§ **RECORDS**:
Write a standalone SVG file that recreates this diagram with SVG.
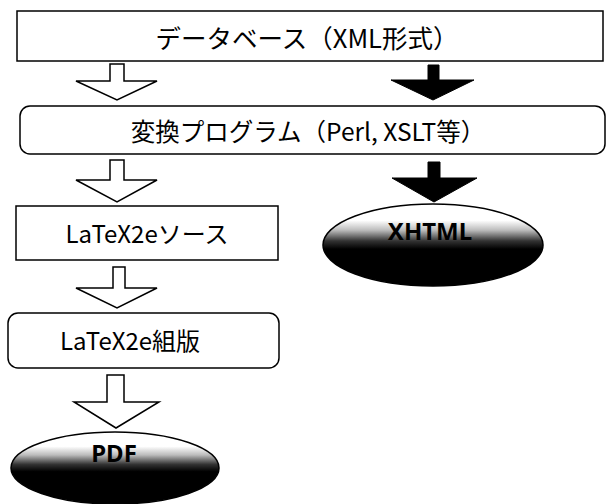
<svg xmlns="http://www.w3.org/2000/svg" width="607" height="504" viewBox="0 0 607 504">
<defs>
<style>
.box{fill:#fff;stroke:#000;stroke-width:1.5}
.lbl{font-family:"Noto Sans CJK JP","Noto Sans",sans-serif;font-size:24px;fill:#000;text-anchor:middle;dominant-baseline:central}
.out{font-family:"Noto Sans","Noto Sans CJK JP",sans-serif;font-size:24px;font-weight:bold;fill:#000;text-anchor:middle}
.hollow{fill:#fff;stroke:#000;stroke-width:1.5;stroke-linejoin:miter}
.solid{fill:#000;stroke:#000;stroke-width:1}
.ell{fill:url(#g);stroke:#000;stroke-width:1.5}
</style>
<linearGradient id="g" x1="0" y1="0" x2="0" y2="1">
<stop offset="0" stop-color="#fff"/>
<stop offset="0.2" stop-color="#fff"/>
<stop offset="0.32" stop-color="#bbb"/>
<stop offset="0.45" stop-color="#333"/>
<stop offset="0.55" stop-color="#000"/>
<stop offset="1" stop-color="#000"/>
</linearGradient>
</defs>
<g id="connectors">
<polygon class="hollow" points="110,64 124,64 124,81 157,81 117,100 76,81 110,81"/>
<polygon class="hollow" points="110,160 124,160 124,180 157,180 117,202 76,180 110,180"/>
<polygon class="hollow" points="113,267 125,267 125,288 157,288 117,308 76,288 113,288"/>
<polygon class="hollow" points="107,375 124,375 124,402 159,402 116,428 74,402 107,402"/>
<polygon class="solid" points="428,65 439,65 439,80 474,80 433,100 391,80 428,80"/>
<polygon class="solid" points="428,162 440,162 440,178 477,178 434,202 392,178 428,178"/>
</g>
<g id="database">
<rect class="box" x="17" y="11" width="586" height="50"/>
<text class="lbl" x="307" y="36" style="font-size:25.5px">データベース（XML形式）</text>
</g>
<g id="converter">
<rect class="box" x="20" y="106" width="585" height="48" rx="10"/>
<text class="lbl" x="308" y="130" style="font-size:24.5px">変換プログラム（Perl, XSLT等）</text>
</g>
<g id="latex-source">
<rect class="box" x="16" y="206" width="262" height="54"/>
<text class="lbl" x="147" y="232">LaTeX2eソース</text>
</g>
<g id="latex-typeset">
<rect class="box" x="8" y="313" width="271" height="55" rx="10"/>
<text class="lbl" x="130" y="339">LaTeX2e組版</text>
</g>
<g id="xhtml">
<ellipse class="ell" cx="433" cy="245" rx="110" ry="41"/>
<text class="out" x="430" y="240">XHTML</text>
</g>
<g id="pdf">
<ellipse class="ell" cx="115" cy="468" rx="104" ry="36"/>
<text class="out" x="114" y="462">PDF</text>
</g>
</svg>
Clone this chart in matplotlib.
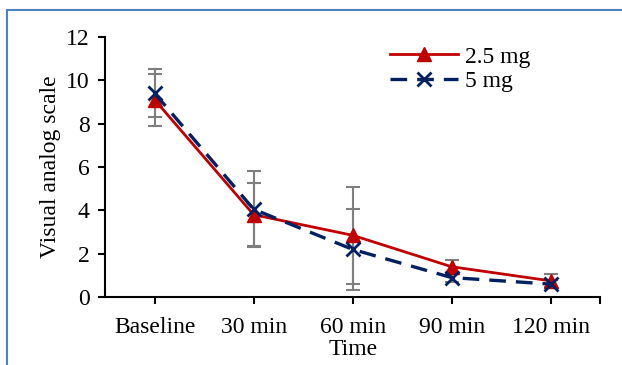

§ **DIRECTION**: All the lines above are to be given again exactly as they read, with the pictures removed.

§ **EXERCISE RESPONSE**:
Write a standalone SVG file that recreates this diagram with SVG.
<svg xmlns="http://www.w3.org/2000/svg" width="607" height="504" viewBox="0 0 607 504">
<defs>
<style>
.box{fill:#fff;stroke:#000;stroke-width:1.5}
.lbl{font-family:"Noto Sans CJK JP","Noto Sans",sans-serif;font-size:24px;fill:#000;text-anchor:middle;dominant-baseline:central}
.out{font-family:"Noto Sans","Noto Sans CJK JP",sans-serif;font-size:24px;font-weight:bold;fill:#000;text-anchor:middle}
.hollow{fill:#fff;stroke:#000;stroke-width:1.5;stroke-linejoin:miter}
.solid{fill:#000;stroke:#000;stroke-width:1}
.ell{fill:url(#g);stroke:#000;stroke-width:1.5}
</style>
<linearGradient id="g" x1="0" y1="0" x2="0" y2="1">
<stop offset="0" stop-color="#fff"/>
<stop offset="0.2" stop-color="#fff"/>
<stop offset="0.32" stop-color="#bbb"/>
<stop offset="0.45" stop-color="#333"/>
<stop offset="0.55" stop-color="#000"/>
<stop offset="1" stop-color="#000"/>
</linearGradient>
</defs>
<g id="connectors">
<polygon class="hollow" points="110,64 124,64 124,81 157,81 117,100 76,81 110,81"/>
<polygon class="hollow" points="110,160 124,160 124,180 157,180 117,202 76,180 110,180"/>
<polygon class="hollow" points="113,267 125,267 125,288 157,288 117,308 76,288 113,288"/>
<polygon class="hollow" points="107,375 124,375 124,402 159,402 116,428 74,402 107,402"/>
<polygon class="solid" points="428,65 439,65 439,80 474,80 433,100 391,80 428,80"/>
<polygon class="solid" points="428,162 440,162 440,178 477,178 434,202 392,178 428,178"/>
</g>
<g id="database">
<rect class="box" x="17" y="11" width="586" height="50"/>
<text class="lbl" x="307" y="36" style="font-size:25.5px">データベース（XML形式）</text>
</g>
<g id="converter">
<rect class="box" x="20" y="106" width="585" height="48" rx="10"/>
<text class="lbl" x="308" y="130" style="font-size:24.5px">変換プログラム（Perl, XSLT等）</text>
</g>
<g id="latex-source">
<rect class="box" x="16" y="206" width="262" height="54"/>
<text class="lbl" x="147" y="232">LaTeX2eソース</text>
</g>
<g id="latex-typeset">
<rect class="box" x="8" y="313" width="271" height="55" rx="10"/>
<text class="lbl" x="130" y="339">LaTeX2e組版</text>
</g>
<g id="xhtml">
<ellipse class="ell" cx="433" cy="245" rx="110" ry="41"/>
<text class="out" x="430" y="240">XHTML</text>
</g>
<g id="pdf">
<ellipse class="ell" cx="115" cy="468" rx="104" ry="36"/>
<text class="out" x="114" y="462">PDF</text>
</g>
</svg>
Clone this chart in matplotlib.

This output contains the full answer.